How to size a crate by breed weight class — small, medium, large, and giant — with picks for travel, home use, and growing puppies.

7 min readMay 5, 20261,820 words
Dog Crate Sizing by Breed: A Practical Buying Guide

Crate shopping looks simple until you stand in front of a wall of nearly identical plastic boxes and realize none of them are labeled "for your specific dog." This guide cuts through the noise: pick the right size first, then the right material, then the right door style. Get that order wrong and you'll end up with a return-shipping receipt and a frustrated dog.

We've organized everything around adult breed weight class, because that's the dimension that actually constrains your options. A puppy crate that's wrong for the adult dog gets replaced inside a year — better to size up and use a divider panel.

How to size a crate (the only rule that matters)

A correctly sized crate lets your dog do three things without contortion: stand up with their head clear of the ceiling, turn around in a single motion, and lie down fully stretched on their side. Anything tighter is a sleep posture, not a living space.

The shortcut measurements:

  • Length: dog's nose-to-tail-base + 4 to 6 inches.
  • Height: dog's top-of-head when standing + 2 to 4 inches.
  • Width: wide enough to lie on the side without paws touching the door.

For Great Danes, this means a 54-inch crate is the floor, not the ceiling. For a Chihuahua, an 18-inch crate is plenty. The breed matters less than the actual dog in front of you — measure your individual dog and buy from there.

The four size classes

Small (under 25 lbs)

Toy and small breeds — Chihuahua, Yorkie, Pomeranian, Maltese, Papillon — fit comfortably in 18- to 24-inch crates. For these breeds, prioritize a carrier form factor over a stationary kennel. Most owners use crates in this size class for travel as much as house training, and a top-loading carrier is much easier to load an anxious small dog into than a side-door crate.

Pros
  • Doubles as airline-cabin carrier for breeds under 20 lbs
  • Light enough to move room-to-room without effort
  • Plastic walls reduce overstimulation for anxious small dogs
Cons
  • Plastic exterior cracks more easily than wire if dropped
  • Can hold heat in warm rooms — keep away from direct sun

Medium (25–50 lbs)

Medium breeds — Border Collies, Beagles, Cocker Spaniels, English Bulldogs — need 30- to 36-inch crates. This is the size class where door style starts to matter. Two-door crates (front and side access) are genuinely useful in tight spaces; you'll appreciate them the first time you try to angle a sleepy dog out of a corner-mounted crate at 2am.

If you're crate-training a puppy that will end up in this size class, buy the adult size with a divider panel. The divider locks at incremental positions so you can grow the usable area as the puppy reaches adult height.

Large (50–90 lbs)

Large breeds — Labrador Retrievers, Rottweilers, Boxers, Standard Poodles — need 42- to 48-inch crates. At this size, build quality stops being a nice-to-have. Cheap wire crates flex when an 80-pound dog leans against the door, and the welds at door hinges are usually the first failure point.

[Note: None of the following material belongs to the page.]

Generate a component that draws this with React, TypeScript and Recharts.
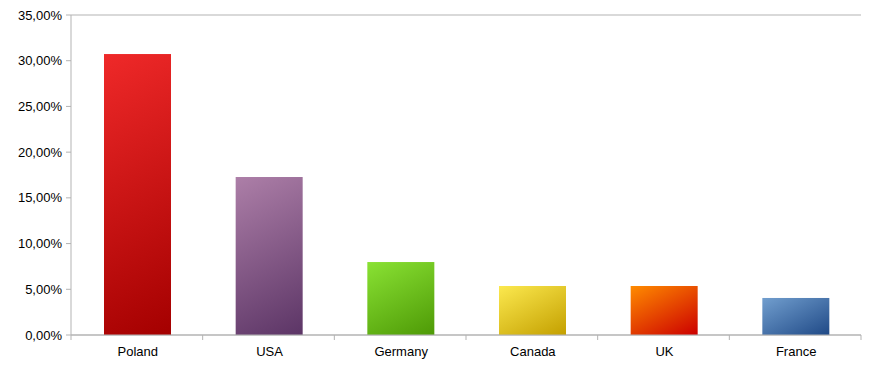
import React from 'react';
import { BarChart, Bar, XAxis, YAxis, CartesianGrid, Cell } from 'recharts';

const countries = ['Poland', 'USA', 'Germany', 'Canada', 'UK', 'France'];
const shares = [30.73, 17.28, 7.98, 5.36, 5.36, 4.05];
const yTicks = [0, 5, 10, 15, 20, 25, 30, 35];

// light / dark stop pairs for each bar's gradient
const lightColors = ['#ef2929', '#ad7fa8', '#8ae234', '#fce94f', '#ff8c00', '#729fcf'];
const darkColors = ['#a40000', '#5c3566', '#4e9a06', '#c4a000', '#cc0000', '#204a87'];

const data = countries.map((name, i) => ({ name, share: shares[i] }));

const GRID = '#b3b3b3';
const FONT = '"Liberation Sans", Arial, sans-serif';

const formatPercent = (v: number) => v.toFixed(2).replace('.', ',') + '%';

// gradient with tilted isolines fixed in screen space
const GradientBar = (props: any) => {
  const { x, y, width, height, index } = props;
  if (!height || height <= 0) return null;
  const angle = (28 * Math.PI) / 180;
  const sx = Math.sin(angle);
  const cy = Math.cos(angle);
  const len = width * sx + height * cy;
  const id = `bar-grad-${index}`;
  return (
    <g>
      <defs>
        <linearGradient
          id={id}
          gradientUnits="userSpaceOnUse"
          x1={x}
          y1={y}
          x2={x + len * sx}
          y2={y + len * cy}
        >
          <stop offset="0%" stopColor={lightColors[index]} />
          <stop offset="100%" stopColor={darkColors[index]} />
        </linearGradient>
      </defs>
      <rect x={x + 1} y={y} width={width} height={height} fill={`url(#${id})`} />
    </g>
  );
};

// category label centred, tick marks on the band boundaries
const CategoryTick = (props: any) => {
  const { x, y, payload, index, width } = props;
  const band = (width || 790) / countries.length;
  const left = x - band / 2;
  return (
    <g>
      <line x1={left} y1={y} x2={left} y2={y + 5} stroke={GRID} />
      {index === countries.length - 1 && (
        <line x1={left + band} y1={y} x2={left + band} y2={y + 5} stroke={GRID} />
      )}
      <text
        x={x + 1}
        y={y + 12}
        dy="0.71em"
        textAnchor="middle"
        fill="#000"
        fontSize={13}
        fontFamily={FONT}
      >
        {payload.value}
      </text>
    </g>
  );
};

export default function App() {
  return (
    <div style={{ position: 'absolute', left: 0, top: 0, background: '#fff' }}>
      <BarChart
        width={879}
        height={366}
        data={data}
        margin={{ top: 15, right: 18, left: 0, bottom: 5 }}
      >
        <CartesianGrid vertical={false} stroke={GRID} />
        <XAxis
          dataKey="name"
          height={26}
          axisLine={{ stroke: GRID }}
          tickLine={false}
          tickSize={0}
          tickMargin={0}
          interval={0}
          tick={<CategoryTick />}
        />
        <YAxis
          yAxisId="left"
          width={71}
          domain={[0, 35]}
          ticks={yTicks}
          interval={0}
          tickFormatter={formatPercent}
          axisLine={{ stroke: GRID }}
          tickLine={{ stroke: GRID }}
          tickSize={5}
          tickMargin={4}
          tick={{ fill: '#000', fontSize: 13, fontFamily: FONT }}
        />
        <YAxis
          yAxisId="right"
          orientation="right"
          width={0}
          domain={[0, 35]}
          tick={false}
          tickLine={false}
          axisLine={{ stroke: GRID }}
        />
        <Bar
          yAxisId="left"
          dataKey="share"
          barSize={67}
          shape={<GradientBar />}
          isAnimationActive={false}
        >
          {data.map((d, i) => (
            <Cell key={d.name} />
          ))}
        </Bar>
      </BarChart>
    </div>
  );
}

For large dogs that travel, IATA-compliant plastic kennels (double-wall construction, metal door hardware, ventilation on all four sides) are the only practical option for cargo. For home-only use, a heavy-gauge wire crate with a thick plastic tray works well and folds flat for storage.

Giant (90+ lbs)

Giant breeds — Great Danes, Mastiffs, Saint Bernards, Newfoundlands — need 54-inch crates minimum. This is where most owners discover that "extra large" on a product page often means "barely large enough." Verify the interior dimensions, not the exterior. A 54-inch crate with thick walls might give you only 50 inches of usable interior length, and that's the number that matters for a 36-inch-tall dog.

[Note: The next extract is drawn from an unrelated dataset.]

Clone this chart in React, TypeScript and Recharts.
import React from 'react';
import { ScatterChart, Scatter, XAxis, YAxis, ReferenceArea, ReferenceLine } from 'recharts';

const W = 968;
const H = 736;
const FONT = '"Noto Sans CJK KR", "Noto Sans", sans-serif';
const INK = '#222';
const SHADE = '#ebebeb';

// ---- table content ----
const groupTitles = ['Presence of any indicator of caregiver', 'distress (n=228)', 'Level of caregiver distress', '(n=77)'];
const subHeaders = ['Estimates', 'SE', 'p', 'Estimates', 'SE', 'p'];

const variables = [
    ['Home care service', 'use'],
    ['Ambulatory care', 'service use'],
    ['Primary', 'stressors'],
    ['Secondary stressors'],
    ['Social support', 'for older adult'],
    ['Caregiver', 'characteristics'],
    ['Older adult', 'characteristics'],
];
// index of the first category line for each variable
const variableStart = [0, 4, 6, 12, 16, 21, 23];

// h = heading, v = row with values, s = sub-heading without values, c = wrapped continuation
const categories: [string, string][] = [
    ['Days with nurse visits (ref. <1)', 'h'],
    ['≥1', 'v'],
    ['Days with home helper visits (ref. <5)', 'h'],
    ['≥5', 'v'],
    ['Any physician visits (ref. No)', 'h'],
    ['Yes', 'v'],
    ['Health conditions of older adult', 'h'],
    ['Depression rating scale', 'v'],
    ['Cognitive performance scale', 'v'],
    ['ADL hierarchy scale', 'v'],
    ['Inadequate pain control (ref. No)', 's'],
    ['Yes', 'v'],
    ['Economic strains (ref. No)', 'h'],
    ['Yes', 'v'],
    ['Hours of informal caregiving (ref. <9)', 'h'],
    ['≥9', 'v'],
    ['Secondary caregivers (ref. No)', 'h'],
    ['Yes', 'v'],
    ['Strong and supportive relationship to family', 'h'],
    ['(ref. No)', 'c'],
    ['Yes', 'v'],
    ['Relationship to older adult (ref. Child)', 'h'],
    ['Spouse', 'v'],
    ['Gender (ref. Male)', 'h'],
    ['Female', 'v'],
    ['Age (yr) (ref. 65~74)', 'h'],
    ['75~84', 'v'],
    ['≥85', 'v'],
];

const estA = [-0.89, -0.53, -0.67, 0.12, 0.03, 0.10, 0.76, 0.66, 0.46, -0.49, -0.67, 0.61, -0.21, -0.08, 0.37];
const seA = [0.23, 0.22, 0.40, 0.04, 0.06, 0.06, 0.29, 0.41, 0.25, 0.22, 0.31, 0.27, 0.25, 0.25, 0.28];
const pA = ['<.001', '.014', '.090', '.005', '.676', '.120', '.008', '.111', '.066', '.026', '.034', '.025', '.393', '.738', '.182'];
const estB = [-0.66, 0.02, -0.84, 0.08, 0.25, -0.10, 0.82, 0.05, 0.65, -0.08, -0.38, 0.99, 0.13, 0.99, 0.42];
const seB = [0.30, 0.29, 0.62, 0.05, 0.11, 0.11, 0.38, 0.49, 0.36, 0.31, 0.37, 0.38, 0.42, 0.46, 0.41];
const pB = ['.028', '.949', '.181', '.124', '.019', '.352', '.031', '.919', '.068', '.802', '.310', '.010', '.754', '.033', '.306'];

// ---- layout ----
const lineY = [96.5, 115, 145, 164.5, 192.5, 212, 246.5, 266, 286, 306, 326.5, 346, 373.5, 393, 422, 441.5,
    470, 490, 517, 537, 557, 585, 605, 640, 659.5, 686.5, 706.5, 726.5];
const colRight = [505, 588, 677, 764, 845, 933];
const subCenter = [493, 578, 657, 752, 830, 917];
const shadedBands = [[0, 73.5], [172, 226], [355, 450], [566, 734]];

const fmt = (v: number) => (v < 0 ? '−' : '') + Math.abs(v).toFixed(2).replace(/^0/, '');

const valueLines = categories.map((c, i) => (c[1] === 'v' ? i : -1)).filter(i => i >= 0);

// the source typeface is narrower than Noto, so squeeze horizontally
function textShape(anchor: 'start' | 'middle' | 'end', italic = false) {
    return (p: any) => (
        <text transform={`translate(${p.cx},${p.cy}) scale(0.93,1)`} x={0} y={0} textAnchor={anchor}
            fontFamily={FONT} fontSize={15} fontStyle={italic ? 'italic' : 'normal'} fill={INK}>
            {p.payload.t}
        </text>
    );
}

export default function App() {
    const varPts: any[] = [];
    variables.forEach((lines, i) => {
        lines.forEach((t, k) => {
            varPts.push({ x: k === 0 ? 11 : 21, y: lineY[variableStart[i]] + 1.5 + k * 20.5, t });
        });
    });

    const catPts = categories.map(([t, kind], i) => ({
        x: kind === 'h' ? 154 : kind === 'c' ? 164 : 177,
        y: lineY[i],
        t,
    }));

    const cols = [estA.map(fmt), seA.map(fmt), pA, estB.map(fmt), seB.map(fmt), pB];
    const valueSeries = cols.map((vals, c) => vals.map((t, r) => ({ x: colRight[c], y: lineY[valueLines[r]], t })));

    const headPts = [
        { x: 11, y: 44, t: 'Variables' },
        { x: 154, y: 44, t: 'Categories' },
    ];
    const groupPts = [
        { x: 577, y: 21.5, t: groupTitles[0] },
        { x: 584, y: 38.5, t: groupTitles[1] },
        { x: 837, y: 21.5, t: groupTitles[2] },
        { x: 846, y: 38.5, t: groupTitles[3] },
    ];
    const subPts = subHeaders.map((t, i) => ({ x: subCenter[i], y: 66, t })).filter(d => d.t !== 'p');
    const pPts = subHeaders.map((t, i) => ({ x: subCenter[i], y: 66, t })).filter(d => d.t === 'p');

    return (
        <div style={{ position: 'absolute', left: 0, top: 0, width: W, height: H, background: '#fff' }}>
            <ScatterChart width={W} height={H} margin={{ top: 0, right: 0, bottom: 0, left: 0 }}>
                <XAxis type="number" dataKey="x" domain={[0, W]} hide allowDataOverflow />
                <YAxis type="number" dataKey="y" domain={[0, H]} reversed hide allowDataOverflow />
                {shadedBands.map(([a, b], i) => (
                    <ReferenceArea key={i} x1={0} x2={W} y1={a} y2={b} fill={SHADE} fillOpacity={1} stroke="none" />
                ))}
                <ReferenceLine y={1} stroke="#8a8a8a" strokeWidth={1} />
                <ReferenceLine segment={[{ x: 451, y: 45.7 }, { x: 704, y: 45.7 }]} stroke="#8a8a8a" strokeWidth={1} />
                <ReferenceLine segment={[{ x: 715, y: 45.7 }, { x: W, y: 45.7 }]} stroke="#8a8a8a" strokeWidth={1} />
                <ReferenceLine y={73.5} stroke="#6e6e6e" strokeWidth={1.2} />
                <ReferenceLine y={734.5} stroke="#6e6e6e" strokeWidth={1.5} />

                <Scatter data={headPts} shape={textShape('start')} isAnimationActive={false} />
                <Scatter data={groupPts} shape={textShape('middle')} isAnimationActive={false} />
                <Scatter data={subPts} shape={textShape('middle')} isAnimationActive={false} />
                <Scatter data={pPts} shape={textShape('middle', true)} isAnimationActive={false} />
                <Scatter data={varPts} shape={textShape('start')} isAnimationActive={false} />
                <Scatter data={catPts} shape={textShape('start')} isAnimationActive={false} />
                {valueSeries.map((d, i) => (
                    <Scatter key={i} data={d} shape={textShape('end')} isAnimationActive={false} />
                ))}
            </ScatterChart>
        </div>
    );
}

Giant breeds also mean giant logistics. Confirm before buying:

  • The crate fits through your interior doorways (most do; a few don't).
  • It fits in your car if you intend to transport it.
  • Your floor can support 25–35 lbs of crate plus a 130-lb dog without flexing — wood floors are usually fine, raised platforms are not.

Don't size down to save money

An undersized crate causes pressure on hips and elbows, especially in giant and large breeds prone to joint dysplasia. The cost of a properly sized crate is dwarfed by veterinary bills for joint issues. If your budget forces a trade-off, buy a less expensive brand at the right size rather than a premium brand at the wrong size.

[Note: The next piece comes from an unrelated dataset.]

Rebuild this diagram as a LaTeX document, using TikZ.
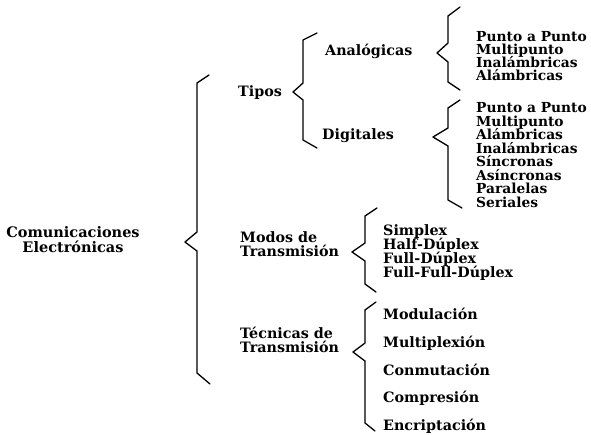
\documentclass[tikz,border=0pt]{standalone}
\usepackage{fontspec}
\setmainfont{DejaVu Serif}
\begin{document}
\begin{tikzpicture}[x=1pt,y=-1pt,
  lbl/.style={font=\bfseries\fontsize{14.3}{14.5}\selectfont, inner sep=0pt, anchor=mid west, align=left},
  leaf/.style={lbl, font=\bfseries\fontsize{13.8}{14}\selectfont},
  brace line/.style={line width=1.3pt, line join=round, line cap=round}]
\useasboundingbox (0,0) rectangle (591,434);

% root
\node[font=\bfseries\fontsize{14.5}{15}\selectfont, inner sep=0pt, align=center] (root) at (73,239.5)
  {Comunicaciones\\Electrónicas};

% second level
\node[lbl] (tipos) at (238,94) {Tipos};
\node[lbl] (modos) at (240,254) {Modos de\\Transmisión};
\node[lbl] (tecnicas) at (240,350) {Técnicas de\\Transmisión};

% third level under Tipos
\node[lbl] (analog) at (325,53) {Analógicas};
\node[lbl] (digital) at (322,137) {Digitales};

% leaves
\foreach \t [count=\i] in {Punto a Punto, Multipunto, Inalámbricas, Alámbricas}
  \node[leaf] (a\i) at (476,{26+13*\i}) {\t};
\foreach \t [count=\i] in {Punto a Punto, Multipunto, Alámbricas, Inalámbricas,
                           Síncronas, Asíncronas, Paralelas, Seriales}
  \node[leaf] (d\i) at (476,{96.5+13.5*\i}) {\t};
\foreach \t [count=\i] in {Simplex, Half-Dúplex, Full-Dúplex, Full-Full-Dúplex}
  \node[lbl] (m\i) at (383,{219+14*\i}) {\t};
\foreach \t [count=\i] in {Modulación, Multiplexión, Conmutación, Compresión, Encriptación}
  \node[lbl] (t\i) at (383,{289.5+27.7*\i}) {\t};

% braces
\draw[brace line] (209,75) -- (197,83) -- (197,232) -- (185,242) -- (197,251) -- (197,373) -- (210,384);
\draw[brace line] (317,33) -- (303,40) -- (303,83) -- (293,92) -- (303,100) -- (303,140) -- (317,148);
\draw[brace line] (460,7) -- (448,16) -- (448,43) -- (437,53) -- (448,62) -- (448,82) -- (460,90);
\draw[brace line] (460,100) -- (448,108) -- (448,128) -- (433,137) -- (448,146) -- (448,200) -- (462,208);
\draw[brace line] (377,208) -- (365,216) -- (365,243) -- (352,252) -- (365,261) -- (365,284) -- (376,292);
\draw[brace line] (376,302) -- (365,310) -- (365,343) -- (353,352) -- (365,361) -- (365,423) -- (375,431);
\end{tikzpicture}
\end{document}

Wire vs. plastic vs. soft-sided

The material is downstream of how you'll actually use the crate.

  • Wire crates are best for stationary home use. Good airflow, fold-flat storage, dividers for growing dogs. They're not airline-approved and they rattle in moving vehicles.
  • Plastic kennels are best for travel and for dogs that prefer den-like enclosed spaces. Required for airline cargo. Less ventilation than wire, more insulation against drafts.
  • Soft-sided crates are best for already-trained adult dogs at events or hotels. Don't use them for crate training — fabric walls don't survive determined chewing.

Most owners end up with two crates over time: a wire crate for the bedroom and a plastic kennel for the car. That's normal and not a sign you over-bought.

When to upgrade from a puppy crate

Puppy in a crate sized for adult-breed dimensions, with a divider panel limiting the usable space during the puppy stage

If you bought puppy-sized: you'll know it's time to upgrade when your dog is shifting positions to fit, hitting their head on the ceiling when they yawn, or walking out of the crate stiff. None of those are normal.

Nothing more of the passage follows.